Our read: the winners won’t be the teams that merely buy the biggest model tier. They’ll be the teams that can route the right context to the right model at the right moment, with clean boundaries between memory, live state, and execution. Context engineering is becoming ops.

Signal 2: MCP is growing up from protocol to control plane

The 2026 MCP Roadmap
MODEL CONTEXT PROTOCOL BLOG · MARCH 9, 2026

The MCP roadmap is worth watching because it reads less like a standards vanity project and more like a backlog written by people who have actually been paged. The priority areas are revealing: transport evolution and scalability, tighter agent communication semantics, governance that removes review bottlenecks, and enterprise readiness around auditability, auth, gateway behavior, and config portability.

In plain English: the pain is no longer “can I call a tool?” The pain is “can this survive real traffic, multiple teams, horizontal scale, and compliance requirements without becoming a ball of custom glue?” That is exactly the right question. We are moving from demo agents to operating environments for agents.

The roadmap’s emphasis on stateless scaling and discoverable metadata is especially important. As soon as tool servers become remote infrastructure instead of local dev toys, session state and service discovery become first-order concerns. If your agent stack depends on sticky sessions, hidden capabilities, and bespoke wrappers, you do not have a protocol ecosystem — you have a lab artifact.

Datasphere take: the next moat is not “having agents.” It is having an agent control plane that is observable, debuggable, permissioned, and cheap to operate.

The rest of the HN board reinforces the same lesson

The rest of the top 8 looks miscellaneous until you zoom out. “XML Is a Cheap DSL” is really a post about explicit structure beating fashionable complexity. “Python: The Optimization Ladder” is about sequencing performance work instead of cargo-culting micro-optimizations. “The Isolation Trap: Erlang” revisits a classic systems tradeoff: what you gain in robustness, you can lose in shared-state convenience and developer ergonomics. Even the Baochip post is a reminder that vertical ambition usually starts with constrained, highly opinionated design rather than universal platforms.

None of these are identical stories, but they rhyme. Engineering is rotating back toward disciplined interfaces, constrained abstractions, and operational clarity. After a few years of model maximalism, the market is remembering that systems fail at the seams. The shiny layer gets attention; the boring layer determines uptime.

What founders and operators should do now

First, stop treating context size as your architecture. Large windows are a capability, not a design. Build explicit memory tiers: working context, durable memory, retrieval, and execution logs. Decide what belongs in each. If you cannot explain why a given artifact is in the prompt, it probably should not be there.

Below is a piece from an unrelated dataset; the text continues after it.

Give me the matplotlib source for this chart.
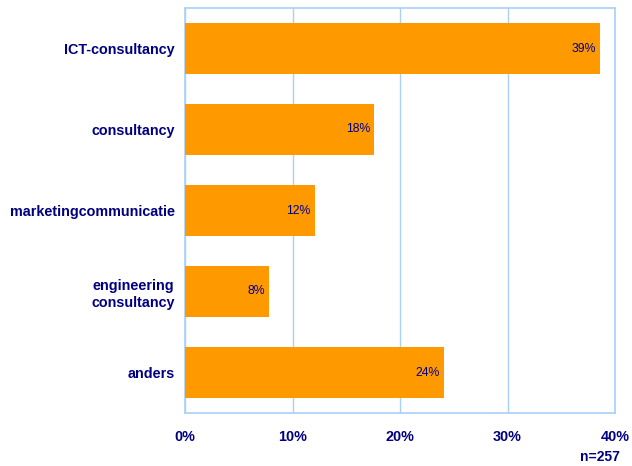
import matplotlib
matplotlib.use("Agg")
import matplotlib.pyplot as plt
from matplotlib.ticker import FuncFormatter

plt.rcParams['font.family'] = ['Liberation Sans', 'DejaVu Sans']

categories = ["ICT-consultancy", "consultancy", "marketingcommunicatie",
              "engineering\nconsultancy", "anders"]
shares = [38.6, 17.6, 12.1, 7.8, 24.1]
x_ticks = [0, 10, 20, 30, 40]
sample_note = "n=257"

navy = "#000080"
bar_color = "#FF9900"
grid_color = "#A8D0F8"

fig = plt.figure(figsize=(6.32, 4.66), dpi=100)
ax = fig.add_axes([185 / 632, 1 - 413 / 466, 430 / 632, 405 / 466])

pos = list(range(len(categories)))
bars = ax.barh(pos, shares, height=0.63, color=bar_color, zorder=3)
ax.set_ylim(len(categories) - 0.5, -0.5)
ax.set_xlim(0, 40)

for rect, v in zip(bars, shares):
    ax.annotate(f"{v:.0f}%", xy=(rect.get_width(), rect.get_y() + rect.get_height() / 2),
                xytext=(-3, 0), textcoords="offset points", ha="right", va="center",
                fontsize=8.8, color=navy, zorder=4)

ax.set_yticks(pos)
ax.set_yticklabels(categories, fontsize=10.4, fontweight="bold", color=navy,
                   multialignment="center", linespacing=1.25)
ax.set_xticks(x_ticks)
ax.xaxis.set_major_formatter(FuncFormatter(lambda v, _: f"{v:.0f}%"))
for lab in ax.get_xticklabels():
    lab.set_fontsize(10.4)
    lab.set_fontweight("bold")
    lab.set_color(navy)
ax.tick_params(axis="both", length=0)
ax.tick_params(axis="y", pad=7.5)
ax.tick_params(axis="x", pad=12)

ax.grid(axis="x", color=grid_color, linewidth=1, zorder=0)
for s in ax.spines.values():
    s.set_color(grid_color)
    s.set_linewidth(1.2)

fig.text(620 / 632, 1 - 457 / 466, sample_note, ha="right", va="center",
         fontsize=10, fontweight="bold", color=navy)

fig.savefig("out.png", dpi=100)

Second, instrument your tool and agent pathways like production software, not like prompts with side effects. You want request traces, permission boundaries, task lifecycle semantics, retry policies, and audit logs before your first serious customer asks for them. The MCP roadmap is basically a map of where ad hoc agent stacks break under load. Learn from that for free.

Third, embrace selective structure. The resurgence of interest in formats, protocols, and optimization ladders is not nostalgia. It is a survival response to complexity. The more capable models get, the more valuable it becomes to constrain inputs, outputs, and execution surfaces. Freedom at the model layer increases the need for discipline everywhere else.

Bottom line

Today’s board did not say that the model race is over. It said the race is broadening. Bigger context windows expand what a single model call can do. But once those capabilities are available to everyone, advantage moves into coordination: how context is curated, how tools are exposed, how agent tasks are tracked, and how systems behave when they leave the demo environment and hit reality.

That’s good news for serious builders. Pure hype cycles favor whoever can shout the loudest. Operational turns favor teams that can think in systems. March 2026 is starting to look like one of those turns.